WHAT YOU SHOULD DO: Retype only the lines from the top of the records to the line with "import seaborn as sns", including that line but none of the pictures.

Start DATASET EXCERPTS

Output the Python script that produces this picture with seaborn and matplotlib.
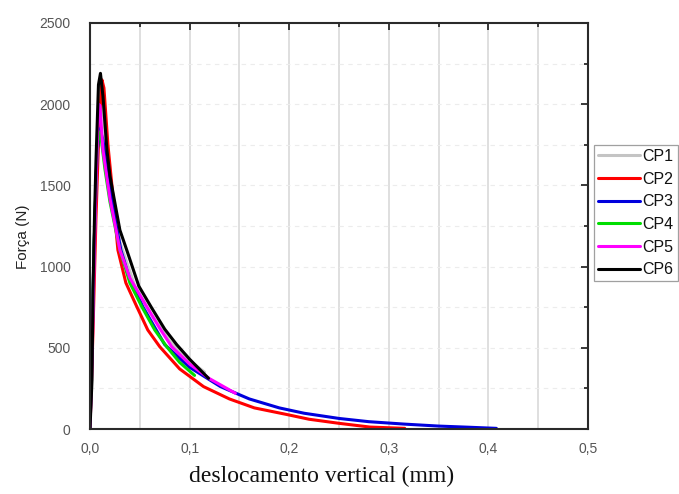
import numpy as np
import pandas as pd
import matplotlib
matplotlib.use("Agg")
import matplotlib.pyplot as plt
from matplotlib.ticker import MultipleLocator, FuncFormatter, NullFormatter
from matplotlib.lines import Line2D
import seaborn as sns

# ---- data ----
cp1_x = [0.0, 0.002, 0.004, 0.007, 0.009, 0.011, 0.014, 0.02, 0.03, 0.045, 0.06, 0.08, 0.10, 0.115]
cp1_y = [0, 500, 1100, 1700, 2000, 2100, 1900, 1500, 1150, 880, 720, 540, 420, 350]

cp2_x = [0.0, 0.003, 0.006, 0.009, 0.012, 0.014, 0.018, 0.022, 0.028, 0.036, 0.047, 0.058, 0.070,
         0.09, 0.114, 0.14, 0.165, 0.197, 0.22, 0.25, 0.281, 0.316]
cp2_y = [0, 600, 1300, 1850, 2150, 2100, 1750, 1500, 1102, 900, 753, 610, 507,
         370, 261, 185, 130, 90, 60, 35, 12, 4]

cp3_x = [0.0, 0.002, 0.004, 0.007, 0.010, 0.013, 0.018, 0.025, 0.031, 0.04, 0.053, 0.075, 0.10,
         0.131, 0.16, 0.19, 0.215, 0.25, 0.28, 0.316, 0.35, 0.38, 0.408]
cp3_y = [0, 500, 1100, 1700, 1850, 1780, 1550, 1300, 1102, 920, 753, 520, 380,
         261, 185, 130, 97, 65, 45, 30, 18, 11, 4]

cp4_x = [0.0, 0.002, 0.004, 0.007, 0.009, 0.011, 0.015, 0.02, 0.03, 0.04, 0.052, 0.065, 0.077,
         0.09, 0.105]
cp4_y = [0, 500, 1100, 1700, 1830, 1800, 1600, 1400, 1102, 900, 753, 610, 507, 410, 330]

cp5_x = [0.0, 0.002, 0.004, 0.006, 0.0087, 0.010, 0.013, 0.02, 0.03, 0.04, 0.057, 0.07, 0.082,
         0.10, 0.12, 0.146]
cp5_y = [0, 400, 1000, 1500, 2000, 1990, 1718, 1420, 1102, 930, 753, 620, 507, 400, 310, 220]

cp6_x = [0.0, 0.002, 0.003, 0.0045, 0.006, 0.0085, 0.0105, 0.013, 0.017, 0.02, 0.03, 0.037,
         0.049, 0.062, 0.075, 0.087, 0.10, 0.119]
cp6_y = [0, 300, 850, 1300, 1650, 2120, 2190, 2050, 1718, 1560, 1225, 1100,
         880, 745, 615, 520, 430, 312]

series = ["CP1", "CP2", "CP3", "CP4", "CP5", "CP6"]
xs = [cp1_x, cp2_x, cp3_x, cp4_x, cp5_x, cp6_x]
ys = [cp1_y, cp2_y, cp3_y, cp4_y, cp5_y, cp6_y]
colors = ["#c4c4c4", "#ff0000", "#0000dd", "#00dd00", "#ff00ff", "#000000"]

rows = []
for name, x, y in zip(series, xs, ys):
    for a, b in zip(x, y):
        rows.append({"serie": name, "x": a, "y": b})
df = pd.DataFrame(rows)

sns.set_theme(style="white")
plt.rcParams["font.family"] = ["Liberation Sans", "DejaVu Sans"]

fig = plt.figure(figsize=(6.79, 4.94), dpi=100)
ax = fig.add_axes([90 / 679, 1 - 429 / 494, (588 - 90) / 679, (429 - 23) / 494])

ax.set_xlim(0, 0.5)
ax.set_ylim(0, 2500)
for gx in np.arange(0.05, 0.5, 0.05):
    ax.axvline(gx, color="#d9d9d9", lw=1.2, zorder=0)
for gy in np.arange(250, 2500, 250):
    ax.axhline(gy, color="#ececec", lw=0.8, ls=(0, (4, 4)), zorder=0)

sns.lineplot(data=df, x="x", y="y", hue="serie", palette=dict(zip(series, colors)),
             hue_order=series, sort=False, estimator=None, units="serie",
             lw=2.2, ax=ax, legend=False)

for s in ax.spines.values():
    s.set_color("#2a2a2a")
    s.set_linewidth(1.5)
ax.xaxis.set_major_locator(MultipleLocator(0.1))
ax.xaxis.set_minor_locator(MultipleLocator(0.05))
ax.yaxis.set_major_locator(MultipleLocator(500))
ax.yaxis.set_minor_locator(MultipleLocator(250))
ax.xaxis.set_major_formatter(FuncFormatter(lambda v, p: f"{v:.1f}".replace(".", ",")))
ax.yaxis.set_major_formatter(FuncFormatter(lambda v, p: f"{int(round(v))}"))
ax.tick_params(which="both", color="#2a2a2a", labelsize=10, labelcolor="#555555")
ax.tick_params(axis="y", which="major", direction="out", length=6, width=1.3, pad=8)
ax.tick_params(axis="y", which="minor", direction="out", length=3.5, width=1.3)
ax.tick_params(axis="x", which="major", direction="inout", length=8, width=1.3, pad=5)
ax.tick_params(axis="x", which="minor", direction="inout", length=5, width=1.3)

# mirrored ticks pointing inwards on top and right
top = ax.secondary_xaxis("top")
top.xaxis.set_major_locator(MultipleLocator(0.1))
top.xaxis.set_minor_locator(MultipleLocator(0.05))
top.xaxis.set_major_formatter(NullFormatter())
top.tick_params(which="major", direction="in", length=5, width=1.3, color="#2a2a2a")
top.tick_params(which="minor", direction="in", length=3, width=1.3, color="#2a2a2a")
top.spines["top"].set_visible(False)
right = ax.secondary_yaxis("right")
right.yaxis.set_major_locator(MultipleLocator(500))
right.yaxis.set_minor_locator(MultipleLocator(250))
right.yaxis.set_major_formatter(NullFormatter())
right.tick_params(which="major", direction="in", length=5, width=1.3, color="#2a2a2a")
right.tick_params(which="minor", direction="in", length=3, width=1.3, color="#2a2a2a")
right.spines["right"].set_visible(False)

ax.set_xlabel("deslocamento vertical (mm)", family=["Liberation Serif", "DejaVu Serif"],
              fontsize=17, color="#111111")
ax.xaxis.set_label_coords((322 - 90) / 498, (429 - 466) / 406)
ax.set_ylabel("Força (N)", fontsize=11, color="#222222")
ax.yaxis.set_label_coords((30 - 90) / 498, (429 - 237) / 406)

handles = [Line2D([0], [0], color=c, lw=2.2) for c in colors]
leg = fig.legend(handles, series, loc="upper left", bbox_to_anchor=(594 / 679, 1 - 145 / 494),
                 frameon=True, fontsize=11.5, handlelength=2.6, handletextpad=0.2,
                 labelspacing=0.48, borderpad=0.25, borderaxespad=0, fancybox=False)
leg.get_frame().set_edgecolor("#888888")
leg.get_frame().set_linewidth(0.9)
for t in leg.get_texts():
    t.set_color("#111111")

fig.savefig("out.png", dpi=100)
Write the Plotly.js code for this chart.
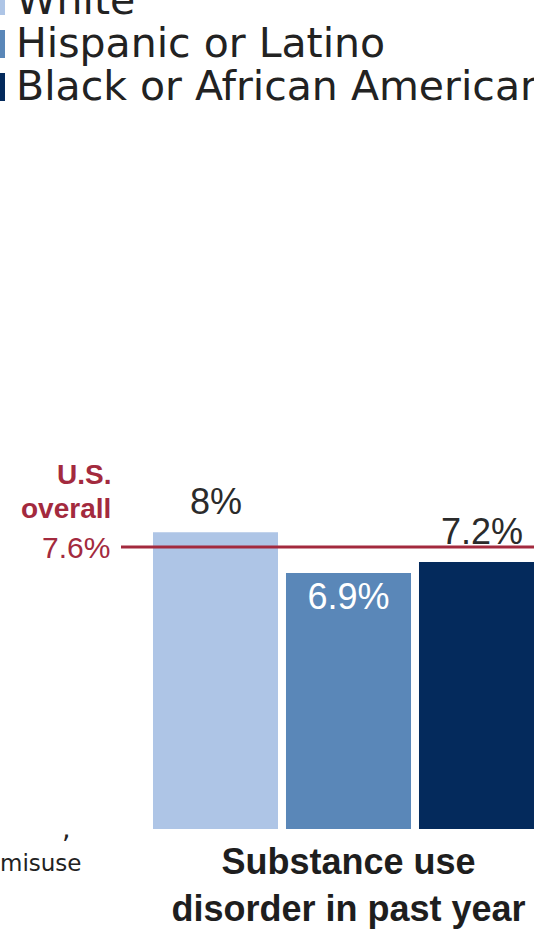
<!DOCTYPE html>
<html>
<head>
<meta charset="utf-8">
<script src="https://cdn.plot.ly/plotly-3.0.1.min.js"></script>
<style>html,body{margin:0;padding:0;background:#fff;}#chart{width:534px;height:930px;}</style>
</head>
<body>
<div id="chart"></div>
<script>
// ---- data ----
const categories = ["Substance use<br>disorder in past year"];
const groups = ["White", "Hispanic or Latino", "Black or African American"];
const values = [8, 6.9, 7.2];
const overallValue = 7.6;
const overallLabel = ["U.S.", "overall"];
const sideText = [",", "misuse"];

// ---- styles ----
const colors = ["#aec5e6", "#5a87b8", "#042a5c"];
const red = "#a32a3e";
const textDark = "#2b2b2b";
const W = 534, H = 930;
const mT = 458, mB = 101;
const plotH = H - mT - mB;
const py = p => (H - mB - p) / plotH;   // pixel row -> paper y
const px = p => p / W;                   // pixel col -> paper x

const bargap = 0.2, bargroupgap = 0.06;
const unitPx = 498.75;                      // px per category unit
const slotPx = unitPx * (1 - bargap) / groups.length;
const numFont = "Liberation Sans, Arial, sans-serif";

const traces = groups.map((g, i) => ({
  type: "bar",
  name: g,
  x: categories,
  y: [values[i]],
  marker: { color: colors[i], line: { width: 0 } },
  // value label drawn inside only where the reference puts it inside
  text: i === 1 ? [values[i] + "%"] : [""],
  textposition: "inside",
  insidetextanchor: "end",
  insidetextfont: { family: numFont, size: 36, color: "#ffffff" },
  hoverinfo: "skip",
  showlegend: false
}));

const annotations = [];
// value labels above bars (White, Black)
groups.forEach((g, i) => {
  if (i === 1) return;
  annotations.push({
    xref: "x", yref: "y", x: categories[0], y: values[i],
    xshift: (i - (groups.length - 1) / 2) * slotPx,
    xanchor: "center", yanchor: "bottom", yshift: 8,
    text: values[i] + "%", showarrow: false,
    font: { family: numFont, size: 36, color: textDark }
  });
});

// legend (drawn as text + swatches, partly cut off as in the reference)
const legendFont = { family: "DejaVu Sans, sans-serif", size: 41, color: "#222222" };
const legendRows = [15, 58, 101]; // baselines (px)
groups.forEach((g, i) => {
  annotations.push({
    xref: "paper", yref: "paper",
    x: px(14), y: py(legendRows[i]),
    xanchor: "left", yanchor: "bottom", yshift: -11,
    text: g, showarrow: false, font: legendFont
  });
});
const shapes = groups.map((g, i) => ({
  type: "rect", xref: "paper", yref: "paper",
  x0: px(-10), x1: px(5),
  y0: py(legendRows[i]), y1: py(legendRows[i] - 28),
  fillcolor: colors[i], line: { width: 0 }
}));

// U.S. overall reference label
const redBold = { family: numFont, size: 28, color: red, weight: "bold" };
annotations.push({
  xref: "paper", yref: "paper", x: px(113), y: py(485), xanchor: "right", yanchor: "bottom", yshift: -7,
  text: "<b>" + overallLabel[0] + "</b>", showarrow: false, font: redBold
});
annotations.push({
  xref: "paper", yref: "paper", x: px(113), y: py(519), xanchor: "right", yanchor: "bottom", yshift: -7,
  text: "<b>" + overallLabel[1] + "</b>", showarrow: false, font: redBold
});
annotations.push({
  xref: "paper", yref: "y", x: px(112), y: overallValue, xanchor: "right", yanchor: "middle",
  text: overallValue + "%", showarrow: false,
  font: { family: numFont, size: 30, color: red }
});

// fragment of neighbouring label at the left edge
annotations.push({
  xref: "paper", yref: "paper", x: px(60), y: py(840), xanchor: "left", yanchor: "bottom", yshift: -6,
  text: sideText[0], showarrow: false,
  font: { family: "DejaVu Sans, sans-serif", size: 27, color: "#222222" }
});
annotations.push({
  xref: "paper", yref: "paper", x: px(-2), y: py(872), xanchor: "left", yanchor: "bottom", yshift: -6,
  text: sideText[1], showarrow: false,
  font: { family: "DejaVu Sans, sans-serif", size: 23, color: "#222222" }
});

shapes.push({
  type: "line", xref: "paper", yref: "y",
  x0: px(121), x1: 1, y0: overallValue, y1: overallValue,
  line: { color: red, width: 3 }, layer: "above"
});

const layout = {
  width: W, height: H,
  margin: { l: 0, r: 0, t: mT, b: mB, pad: 0 },
  paper_bgcolor: "#ffffff", plot_bgcolor: "#ffffff",
  barmode: "group", bargap: bargap, bargroupgap: bargroupgap,
  xaxis: {
    type: "category",
    range: [-348.5 / unitPx, (W - 348.5) / unitPx],
    showgrid: false, zeroline: false, showline: false, ticks: "",
    tickfont: { family: numFont, size: 36, color: "#1e1e1e", weight: "bold" },
    ticklabelstandoff: 8,
    fixedrange: true
  },
  yaxis: {
    range: [0, 10], visible: false, showgrid: false, zeroline: false, fixedrange: true
  },
  showlegend: false,
  annotations: annotations,
  shapes: shapes
};

Plotly.newPlot("chart", traces, layout, { staticPlot: true, displayModeBar: false });
</script>
</body>
</html>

End DATASET EXCERPTS

WRITTEN ANSWER:
Output the Python script that produces this picture with seaborn and matplotlib.
import numpy as np
import pandas as pd
import matplotlib
matplotlib.use("Agg")
import matplotlib.pyplot as plt
from matplotlib.ticker import MultipleLocator, FuncFormatter, NullFormatter
from matplotlib.lines import Line2D
import seaborn as sns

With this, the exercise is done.